One in a series of posts about Cuban bloggers, in the hope of providing them deserved attention and some needed protection from the Castro dictatorship. Read other similar posts, here.
I'd like to think Cuban blogger Luis Felipe Rojas and I are cousins, if only distantly.
My grandfather was Raimundo Masferrer Rojas, and like the blogger, he was from Holguín, in eastern Cuba.
It would be an honor to have someone like Luis Felipe Rojas in my family.
In a short time, he has used his blog, Cruzar las alambradas (in English, "Crossing the Barbed Wire") to paint vivid portraits of life in Cuba. And as his accounts of events surrounding the death of political prisoner Orlando Zapata Tamayo revealed, he is a helluva journalist.

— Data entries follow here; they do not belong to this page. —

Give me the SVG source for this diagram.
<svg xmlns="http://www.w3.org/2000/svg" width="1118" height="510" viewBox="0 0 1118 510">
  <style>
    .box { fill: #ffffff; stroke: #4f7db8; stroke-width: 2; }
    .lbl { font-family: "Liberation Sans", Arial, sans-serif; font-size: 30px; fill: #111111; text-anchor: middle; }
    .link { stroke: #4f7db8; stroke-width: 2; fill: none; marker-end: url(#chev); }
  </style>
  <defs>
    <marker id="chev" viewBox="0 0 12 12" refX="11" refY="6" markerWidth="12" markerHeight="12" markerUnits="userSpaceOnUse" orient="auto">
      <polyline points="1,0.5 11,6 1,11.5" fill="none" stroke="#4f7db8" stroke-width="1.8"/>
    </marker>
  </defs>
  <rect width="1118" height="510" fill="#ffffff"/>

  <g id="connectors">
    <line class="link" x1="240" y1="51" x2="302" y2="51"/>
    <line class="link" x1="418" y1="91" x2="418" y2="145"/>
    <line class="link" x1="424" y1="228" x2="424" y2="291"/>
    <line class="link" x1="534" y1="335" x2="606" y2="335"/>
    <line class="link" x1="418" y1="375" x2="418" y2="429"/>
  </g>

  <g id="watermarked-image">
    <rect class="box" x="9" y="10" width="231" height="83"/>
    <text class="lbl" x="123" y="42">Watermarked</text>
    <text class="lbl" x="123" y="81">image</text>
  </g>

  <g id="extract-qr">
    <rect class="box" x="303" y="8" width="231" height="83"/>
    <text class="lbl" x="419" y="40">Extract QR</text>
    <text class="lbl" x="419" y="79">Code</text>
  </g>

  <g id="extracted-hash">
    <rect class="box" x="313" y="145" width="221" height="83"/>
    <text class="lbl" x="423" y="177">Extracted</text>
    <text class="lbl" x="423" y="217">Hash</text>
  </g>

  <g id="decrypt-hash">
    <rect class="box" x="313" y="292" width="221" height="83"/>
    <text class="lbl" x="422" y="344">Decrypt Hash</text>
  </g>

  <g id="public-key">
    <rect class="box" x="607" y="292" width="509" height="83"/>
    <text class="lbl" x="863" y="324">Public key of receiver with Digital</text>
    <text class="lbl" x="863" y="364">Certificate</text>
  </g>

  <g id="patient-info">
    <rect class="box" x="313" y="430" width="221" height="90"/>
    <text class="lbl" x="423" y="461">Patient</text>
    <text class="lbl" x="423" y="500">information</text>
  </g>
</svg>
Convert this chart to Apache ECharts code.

Here is a recent post:This year, without any doubt, will be the year of Cuban youth. For the most part, it is already happening. Those who hold red cards (Communist Youth IDs) in each of the provinces witnessed the freckled and shaky Machado Ventura, who traveled all over the island in order to prepare the Cuban Youth Congress, and afterward chose who would go to the capital in a similar fashion. There they spoke of everything from the human to the divine and were promised everything.
But there remain doubts that are so unavoidable that not even the troops who leveled Tienanmen could get around them. We still have a concert with Gorki and Porno Para Ricardo, after his return from the land of the Aztecs and his peregrinations through the north, or “Yankeelandia.”
We are anxiously awaiting for the boys of Zona Franca’s return to the urban reality, at the side of the cultural commissars and over them the bureaucracy that consumes free art in Cuba.
The clandestine books which we have so desperately waited for will eventually come, other bloggers, braver and more informed than we are, will appear. The island will be full of kids tweeting for less than 1 CUC per text message.
There will be a line of people from Guantánamo to Remates de Guane with their right hands outstretched because the G2 will return the confiscated mobile phones, the laptops dismembered in the police stations and other belongings that suffered worse luck.
This year I will get on a plane to Havana without having to stand in a three-day line or climb into the back of a truck… so I say.
Sometimes I catch a little dose of optimism. It embarrasses me.